For RC car enthusiasts and hobbyists, the allure of customization and repair often leads to exploring 3D printing. I’ve personally experimented with 3D printed RC car parts, and while some have proven surprisingly robust, others highlight the technology’s limitations, particularly concerning layer adhesion in FDM printing.
My journey began by printing parts for my CW01 to poor man’s monster beetle conversion. Initially, I opted to print rear trailing arms, mimicking the style of the ORV chassis. Unfortunately, both arms succumbed to breakage in the exact same location, a mirrored failure point that underscored a design weakness or material limitation. To address this, I redesigned the downloaded parts, originally intended for miniguy71’s grasshopper independent rear conversion. My modification involved incorporating M3 bolts running perpendicular to the layers, effectively adding compression and significantly improving durability. Since this reinforcement, these redesigned arms have held up admirably under stress.

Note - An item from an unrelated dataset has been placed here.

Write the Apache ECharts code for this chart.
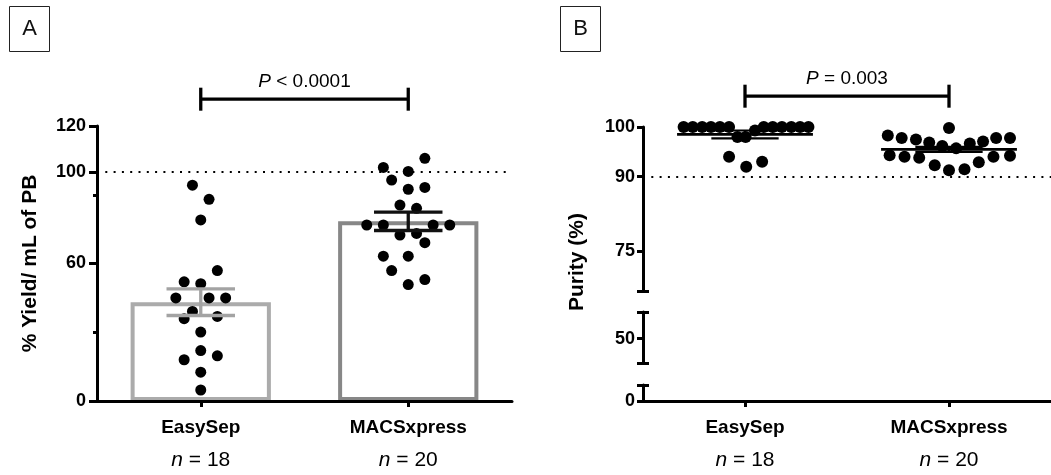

However, not all 3D printed parts lend themselves to such straightforward reinforcement. Design constraints or the inherent nature of FDM printing might limit options for strengthening parts in specific orientations. Recognizing this, I’ve also invested in a resin printer and a bottle of tough resin. While I haven’t extensively tested resin-printed parts yet, my understanding is that resin printing offers more uniform strength characteristics, potentially overcoming some of the layer adhesion weaknesses inherent in FDM. Intriguingly, I’ve seen discussions and videos about blending tough and flexible resins to achieve optimal material properties – a balance of flexibility to prevent cracking and high strength for overall resilience.
This leads me to consider a potential workflow: leveraging FDM printing for prototyping and fit-checking due to the cost-effectiveness of filament, and then transitioning to resin printing with tough resins for the final, functional parts where FDM might fall short in terms of strength and durability.
Body posts, specifically, have been a recurring point of failure with FDM and PLA filament. I’ve experienced numerous PLA body posts snapping under stress. However, my recent experimentation with U95 TPU filament has yielded promising results. The layer adhesion with TPU appears exceptionally strong, and the material’s inherent flexibility seems ideally suited for body posts. This combination of strength and flexibility, especially for less tall body posts (and mitigated further by internal shell supports to reduce body shake), suggests TPU as a superior material choice. While TPU can be more challenging to print, in applications where its properties align, like body posts, it appears to offer a significant performance advantage.